Extract every line below that contains the word "with".
═══ Extracted entries
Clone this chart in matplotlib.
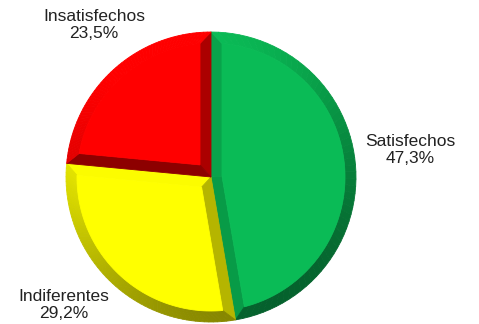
import numpy as np
import matplotlib.pyplot as plt
from matplotlib.patches import Polygon
from matplotlib.colors import to_rgb

# Slice data (clockwise from 12 o'clock)
labels = ["Satisfechos", "Indiferentes", "Insatisfechos"]
values = [47.3, 29.2, 23.5]
pct_labels = ["47,3%", "29,2%", "23,5%"]
face_colors = ["#0abb56", "#ffff00", "#ff0000"]
# label centres in pixels (x, y from top)
label_pos = [(410, 150), (64, 305), (94, 25)]

plt.rcParams["font.family"] = ["Liberation Sans", "DejaVu Sans"]

fig = plt.figure(figsize=(4.79, 3.24), dpi=100)
ax = fig.add_axes([0, 0, 1, 1])
ax.set_xlim(0, 479)
ax.set_ylim(324, 0)
ax.axis("off")

cx, cy, r = 211, 177, 145
w = 11  # bevel width
light = np.array([-0.4, 0.92])
light = light / np.linalg.norm(light)


def shade(color, n):
    f = np.clip(0.77 + 0.25 * np.dot(n, light), 0, 1)
    return tuple(np.array(to_rgb(color)) * f)


def to_px(pts):
    pts = np.atleast_2d(pts)
    return np.column_stack([cx + pts[:, 0], cy - pts[:, 1]])


def add_poly(pts, color):
    ax.add_patch(Polygon(to_px(pts), closed=True, facecolor=color,
                         edgecolor=color, lw=0.6))


total = sum(values)
start = 90.0
for val, col in zip(values, face_colors):
    span = 360.0 * val / total
    t_hi = np.radians(start)
    t_lo = np.radians(start - span)
    start -= span

    u1 = np.array([np.cos(t_lo), np.sin(t_lo)])
    u2 = np.array([np.cos(t_hi), np.sin(t_hi)])
    n1 = np.array([-np.sin(t_lo), np.cos(t_lo)])   # inward normals
    n2 = np.array([np.sin(t_hi), -np.cos(t_hi)])
    p0 = np.linalg.solve(np.vstack([n1, n2]), [w, w])
    ri = r - w
    d = np.sqrt(ri ** 2 - w ** 2)
    a1 = w * n1 + d * u1
    a2 = w * n2 + d * u2
    al1 = t_lo + np.arcsin(w / ri)
    al2 = t_hi - np.arcsin(w / ri)

    # radial bevel bands
    add_poly(np.array([[0, 0], r * u1, a1, p0]), shade(col, -n1))
    add_poly(np.array([[0, 0], p0, a2, r * u2]), shade(col, -n2))

    # outer rim band with lighting gradient
    nseg = 60
    to = np.linspace(t_lo, t_hi, nseg + 1)
    ti = np.linspace(al1, al2, nseg + 1)
    for i in range(nseg):
        pts = np.array([
            [r * np.cos(to[i]), r * np.sin(to[i])],
            [r * np.cos(to[i + 1]), r * np.sin(to[i + 1])],
            [ri * np.cos(ti[i + 1]), ri * np.sin(ti[i + 1])],
            [ri * np.cos(ti[i]), ri * np.sin(ti[i])],
        ])
        mid = 0.5 * (to[i] + to[i + 1])
        add_poly(pts, shade(col, np.array([np.cos(mid), np.sin(mid)])))

    # flat top face
    arc = np.linspace(al1, al2, 100)
    face = np.vstack([p0, np.column_stack([ri * np.cos(arc), ri * np.sin(arc)])])
    add_poly(face, col)

for lab, pct, (x, y) in zip(labels, pct_labels, label_pos):
    ax.text(x, y, f"{lab}\n{pct}", ha="center", va="center",
            fontsize=12.5, color="#222222", linespacing=1.1)

fig.savefig("out.png", dpi=100)
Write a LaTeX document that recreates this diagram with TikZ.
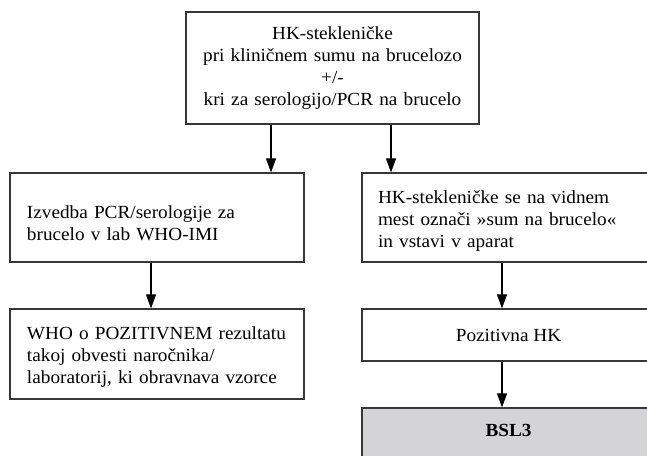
══════
▶ _Result of the task_
    # outer rim band with lighting gradient
Write a LaTeX document that recreates this diagram with TikZ.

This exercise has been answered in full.